Omit every picture and return the rest of the data unaltered.
----------------
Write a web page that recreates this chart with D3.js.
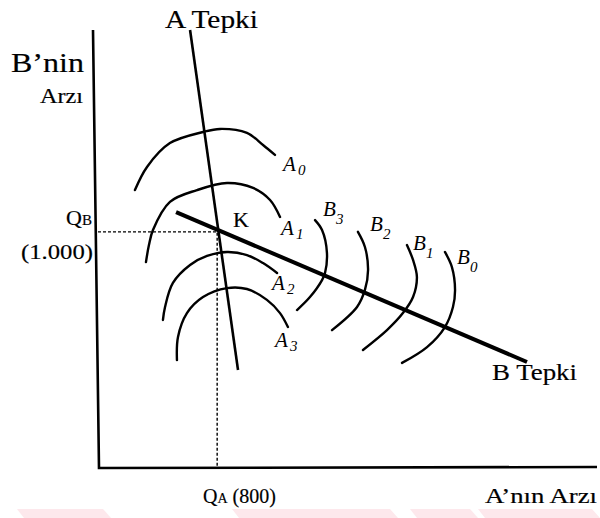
<!DOCTYPE html>
<html>
<head>
<meta charset="utf-8">
<script src="https://cdn.jsdelivr.net/npm/d3@7/dist/d3.min.js"></script>
<style>
  html, body { margin: 0; padding: 0; background: #fff; }
  svg { display: block; }
</style>
</head>
<body>
<svg id="chart" width="600" height="518"></svg>
<script>
// Cournot duopoly: reaction functions of firms A and B with iso-profit curves.
// Equilibrium output levels at K
const QA = 800;
const QB = 1000;
const xMax = 3350;   // A'nın arzı, end of axis
const yMax = 1855;   // B'nin arzı, end of axis

// Reaction functions (end points, quantity A, quantity B)
const reactionA = [[618, 1855], [940, 415]];
const reactionB = [[524, 1084], [2880, 449]];

// Iso-profit curves of firm A (A0 lowest profit ... A3 highest)
const isoA0 = [[248, 1177], [329, 1275], [483, 1376], [705, 1423], [819, 1436], [1000, 1419], [1108, 1368], [1188, 1326]];
const isoA1 = [[322, 872], [342, 944], [369, 1008], [483, 1127], [665, 1177], [866, 1207], [1041, 1186], [1155, 1135], [1222, 1063]];
const isoA2 = [[436, 627], [450, 682], [503, 784], [618, 860], [732, 898], [866, 915], [1000, 902], [1108, 868], [1202, 826]];
const isoA3 = [[530, 457], [537, 555], [597, 656], [705, 724], [866, 762], [1000, 758], [1134, 712], [1222, 656], [1275, 597]];
const isoANames = ["0", "1", "2", "3"];

// Iso-profit curves of firm B (B3 nearest the origin)
const isoB3 = [[1457, 1050], [1504, 1008], [1537, 911], [1524, 826], [1504, 796], [1423, 724], [1336, 669]];
const isoB2 = [[1745, 1000], [1792, 936], [1813, 839], [1792, 754], [1739, 682], [1571, 584]];
const isoB1 = [[2074, 944], [2115, 881], [2141, 809], [2115, 724], [2047, 656], [1940, 584], [1779, 500]];
const isoB0 = [[2329, 915], [2376, 851], [2397, 754], [2383, 682], [2329, 597], [2209, 512], [2041, 445]];
const isoBNames = ["3", "2", "1", "0"];

const SERIF = "Liberation Serif";
const TEXT_OUTLINE = 0.18;

const svg = d3.select("#chart")
  .attr("font-family", SERIF);

// faint pink band along the bottom edge
const band = svg.append("g").attr("fill", "#fde8ec");
[[17, 103], [232, 390], [410, 470], [478, 592]].forEach(([a, b]) => {
  band.append("polygon")
    .attr("points", `${a},509 ${b},509 ${b + 8},518 ${a + 7},518`);
});

const x = d3.scaleLinear().domain([0, xMax]).range([98, 597]);
const y = d3.scaleLinear().domain([0, yMax]).range([468, 30]);

const line = d3.line().x(d => x(d[0])).y(d => y(d[1]));
const curve = d3.line().x(d => x(d[0])).y(d => y(d[1])).curve(d3.curveCatmullRom.alpha(0.5));

// axes (no ticks)
svg.append("path")
  .attr("d", `M${x(0) - 5},${y(yMax)} L${x(0) + 1},${y(0)} L${x(xMax)},${y(0) - 1}`)
  .attr("fill", "none").attr("stroke", "#000").attr("stroke-width", 2.6)
  .attr("stroke-linejoin", "miter");

// guide lines to the equilibrium
svg.append("path")
  .attr("d", line([[0, QB], [QA, QB], [QA, 0]]))
  .attr("fill", "none").attr("stroke", "#000").attr("stroke-width", 1.4)
  .attr("stroke-dasharray", "3,2");

// iso-profit curves
const arcs = svg.append("g").attr("fill", "none").attr("stroke", "#000")
  .attr("stroke-width", 2.4).attr("stroke-linecap", "round");
[isoA0, isoA1, isoA2, isoA3, isoB3, isoB2, isoB1, isoB0].forEach(pts => {
  arcs.append("path").attr("d", curve(pts));
});

// reaction functions
svg.append("path").attr("d", line(reactionA))
  .attr("fill", "none").attr("stroke", "#000").attr("stroke-width", 2.6);
svg.append("path").attr("d", line(reactionB))
  .attr("fill", "none").attr("stroke", "#000").attr("stroke-width", 4);

// hand-written curve labels: letter with a lowered index beside it
function handLabel(letter, sub, px, py, subDx, subDy) {
  svg.append("text").attr("x", px).attr("y", py)
    .attr("font-family", SERIF).attr("font-style", "italic")
    .attr("font-size", 21).text(letter);
  svg.append("text").attr("x", px + subDx).attr("y", py + subDy)
    .attr("font-family", SERIF).attr("font-style", "italic")
    .attr("font-size", 15).text(sub);
}
const isoAEnds = [isoA0, isoA1, isoA2, isoA3].map(p => p[p.length - 1]);
const aOffsets = [[8, 16], [1, 18], [-5, 17], [-13, 20]];
isoAEnds.forEach((e, i) => {
  handLabel("A", isoANames[i], x(e[0]) + aOffsets[i][0], y(e[1]) + aOffsets[i][1], 15, 4);
});
const isoBEnds = [isoB3, isoB2, isoB1, isoB0].map(p => p[0]);
const bOffsets = [[8, -4], [12, -1], [6, 5], [12, 12]];
isoBEnds.forEach((e, i) => {
  handLabel("B", isoBNames[i], x(e[0]) + bOffsets[i][0], y(e[1]) + bOffsets[i][1], 13, 8);
});

// axis titles and annotations (thin outline gives the printed weight)
function label(str, px, py, size, opts = {}) {
  const t = svg.append("text").attr("x", px).attr("y", py)
    .attr("font-family", SERIF).attr("font-size", size)
    .attr("stroke", "#000").attr("stroke-width", TEXT_OUTLINE).text(str);
  if (opts.len) t.attr("textLength", opts.len).attr("lengthAdjust", "spacingAndGlyphs");
  if (opts.anchor) t.attr("text-anchor", opts.anchor);
  return t;
}
label("A Tepki", 165, 28, 26, { len: 93 });
label("B\u2019nin", 11, 72, 27, { len: 73 });
label("Arzı", 40, 103, 21, { len: 43 });
label("K", 233, 227, 22);
label("B Tepki", 492, 380, 24, { len: 85 });
label("(1.000)", 93, 259, 22, { anchor: "end", len: 72 });
label("A\u2019nın Arzı", 485, 503, 20, { len: 112 });

const qb = svg.append("text").attr("x", 92).attr("y", 225)
  .attr("text-anchor", "end").attr("font-family", SERIF).attr("font-size", 22)
  .attr("stroke", "#000").attr("stroke-width", TEXT_OUTLINE);
qb.append("tspan").text("Q");
qb.append("tspan").attr("font-size", 15).text("B");

const qa = svg.append("text").attr("x", 203).attr("y", 503)
  .attr("font-family", SERIF).attr("font-size", 20)
  .attr("stroke", "#000").attr("stroke-width", TEXT_OUTLINE);
qa.append("tspan").text("Q");
qa.append("tspan").attr("font-size", 14).text("A");
qa.append("tspan").text(` (${QA})`);
</script>
</body>
</html>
----------------
> **Solution to this exercise**
Write a web page that recreates this chart with D3.js.
<!DOCTYPE html>
<html>
<head>
<meta charset="utf-8">
<script src="https://cdn.jsdelivr.net/npm/d3@7/dist/d3.min.js"></script>
<style>
  html, body { margin: 0; padding: 0; background: #fff; }
  svg { display: block; }
</style>
</head>
<body>
<svg id="chart" width="600" height="518"></svg>
<script>
// Cournot duopoly: reaction functions of firms A and B with iso-profit curves.
// Equilibrium output levels at K
const QA = 800;
const QB = 1000;
const xMax = 3350;   // A'nın arzı, end of axis
const yMax = 1855;   // B'nin arzı, end of axis

// Reaction functions (end points, quantity A, quantity B)
const reactionA = [[618, 1855], [940, 415]];
const reactionB = [[524, 1084], [2880, 449]];

// Iso-profit curves of firm A (A0 lowest profit ... A3 highest)
const isoA0 = [[248, 1177], [329, 1275], [483, 1376], [705, 1423], [819, 1436], [1000, 1419], [1108, 1368], [1188, 1326]];
const isoA1 = [[322, 872], [342, 944], [369, 1008], [483, 1127], [665, 1177], [866, 1207], [1041, 1186], [1155, 1135], [1222, 1063]];
const isoA2 = [[436, 627], [450, 682], [503, 784], [618, 860], [732, 898], [866, 915], [1000, 902], [1108, 868], [1202, 826]];
const isoA3 = [[530, 457], [537, 555], [597, 656], [705, 724], [866, 762], [1000, 758], [1134, 712], [1222, 656], [1275, 597]];
const isoANames = ["0", "1", "2", "3"];

// Iso-profit curves of firm B (B3 nearest the origin)
const isoB3 = [[1457, 1050], [1504, 1008], [1537, 911], [1524, 826], [1504, 796], [1423, 724], [1336, 669]];
const isoB2 = [[1745, 1000], [1792, 936], [1813, 839], [1792, 754], [1739, 682], [1571, 584]];
const isoB1 = [[2074, 944], [2115, 881], [2141, 809], [2115, 724], [2047, 656], [1940, 584], [1779, 500]];
const isoB0 = [[2329, 915], [2376, 851], [2397, 754], [2383, 682], [2329, 597], [2209, 512], [2041, 445]];
const isoBNames = ["3", "2", "1", "0"];

const SERIF = "Liberation Serif";
const TEXT_OUTLINE = 0.18;

const svg = d3.select("#chart")
  .attr("font-family", SERIF);

// faint pink band along the bottom edge
const band = svg.append("g").attr("fill", "#fde8ec");
[[17, 103], [232, 390], [410, 470], [478, 592]].forEach(([a, b]) => {
  band.append("polygon")
    .attr("points", `${a},509 ${b},509 ${b + 8},518 ${a + 7},518`);
});

const x = d3.scaleLinear().domain([0, xMax]).range([98, 597]);
const y = d3.scaleLinear().domain([0, yMax]).range([468, 30]);

const line = d3.line().x(d => x(d[0])).y(d => y(d[1]));
const curve = d3.line().x(d => x(d[0])).y(d => y(d[1])).curve(d3.curveCatmullRom.alpha(0.5));

// axes (no ticks)
svg.append("path")
  .attr("d", `M${x(0) - 5},${y(yMax)} L${x(0) + 1},${y(0)} L${x(xMax)},${y(0) - 1}`)
  .attr("fill", "none").attr("stroke", "#000").attr("stroke-width", 2.6)
  .attr("stroke-linejoin", "miter");

// guide lines to the equilibrium
svg.append("path")
  .attr("d", line([[0, QB], [QA, QB], [QA, 0]]))
  .attr("fill", "none").attr("stroke", "#000").attr("stroke-width", 1.4)
  .attr("stroke-dasharray", "3,2");

// iso-profit curves
const arcs = svg.append("g").attr("fill", "none").attr("stroke", "#000")
  .attr("stroke-width", 2.4).attr("stroke-linecap", "round");
[isoA0, isoA1, isoA2, isoA3, isoB3, isoB2, isoB1, isoB0].forEach(pts => {
  arcs.append("path").attr("d", curve(pts));
});

// reaction functions
svg.append("path").attr("d", line(reactionA))
  .attr("fill", "none").attr("stroke", "#000").attr("stroke-width", 2.6);
svg.append("path").attr("d", line(reactionB))
  .attr("fill", "none").attr("stroke", "#000").attr("stroke-width", 4);

// hand-written curve labels: letter with a lowered index beside it
function handLabel(letter, sub, px, py, subDx, subDy) {
  svg.append("text").attr("x", px).attr("y", py)
    .attr("font-family", SERIF).attr("font-style", "italic")
    .attr("font-size", 21).text(letter);
  svg.append("text").attr("x", px + subDx).attr("y", py + subDy)
    .attr("font-family", SERIF).attr("font-style", "italic")
    .attr("font-size", 15).text(sub);
}
const isoAEnds = [isoA0, isoA1, isoA2, isoA3].map(p => p[p.length - 1]);
const aOffsets = [[8, 16], [1, 18], [-5, 17], [-13, 20]];
isoAEnds.forEach((e, i) => {
  handLabel("A", isoANames[i], x(e[0]) + aOffsets[i][0], y(e[1]) + aOffsets[i][1], 15, 4);
});
const isoBEnds = [isoB3, isoB2, isoB1, isoB0].map(p => p[0]);
const bOffsets = [[8, -4], [12, -1], [6, 5], [12, 12]];
isoBEnds.forEach((e, i) => {
  handLabel("B", isoBNames[i], x(e[0]) + bOffsets[i][0], y(e[1]) + bOffsets[i][1], 13, 8);
});

// axis titles and annotations (thin outline gives the printed weight)
function label(str, px, py, size, opts = {}) {
  const t = svg.append("text").attr("x", px).attr("y", py)
    .attr("font-family", SERIF).attr("font-size", size)
    .attr("stroke", "#000").attr("stroke-width", TEXT_OUTLINE).text(str);
  if (opts.len) t.attr("textLength", opts.len).attr("lengthAdjust", "spacingAndGlyphs");
  if (opts.anchor) t.attr("text-anchor", opts.anchor);
  return t;
}
label("A Tepki", 165, 28, 26, { len: 93 });
label("B\u2019nin", 11, 72, 27, { len: 73 });
label("Arzı", 40, 103, 21, { len: 43 });
label("K", 233, 227, 22);
label("B Tepki", 492, 380, 24, { len: 85 });
label("(1.000)", 93, 259, 22, { anchor: "end", len: 72 });
label("A\u2019nın Arzı", 485, 503, 20, { len: 112 });

const qb = svg.append("text").attr("x", 92).attr("y", 225)
  .attr("text-anchor", "end").attr("font-family", SERIF).attr("font-size", 22)
  .attr("stroke", "#000").attr("stroke-width", TEXT_OUTLINE);
qb.append("tspan").text("Q");
qb.append("tspan").attr("font-size", 15).text("B");

const qa = svg.append("text").attr("x", 203).attr("y", 503)
  .attr("font-family", SERIF).attr("font-size", 20)
  .attr("stroke", "#000").attr("stroke-width", TEXT_OUTLINE);
qa.append("tspan").text("Q");
qa.append("tspan").attr("font-size", 14).text("A");
qa.append("tspan").text(` (${QA})`);
</script>
</body>
</html>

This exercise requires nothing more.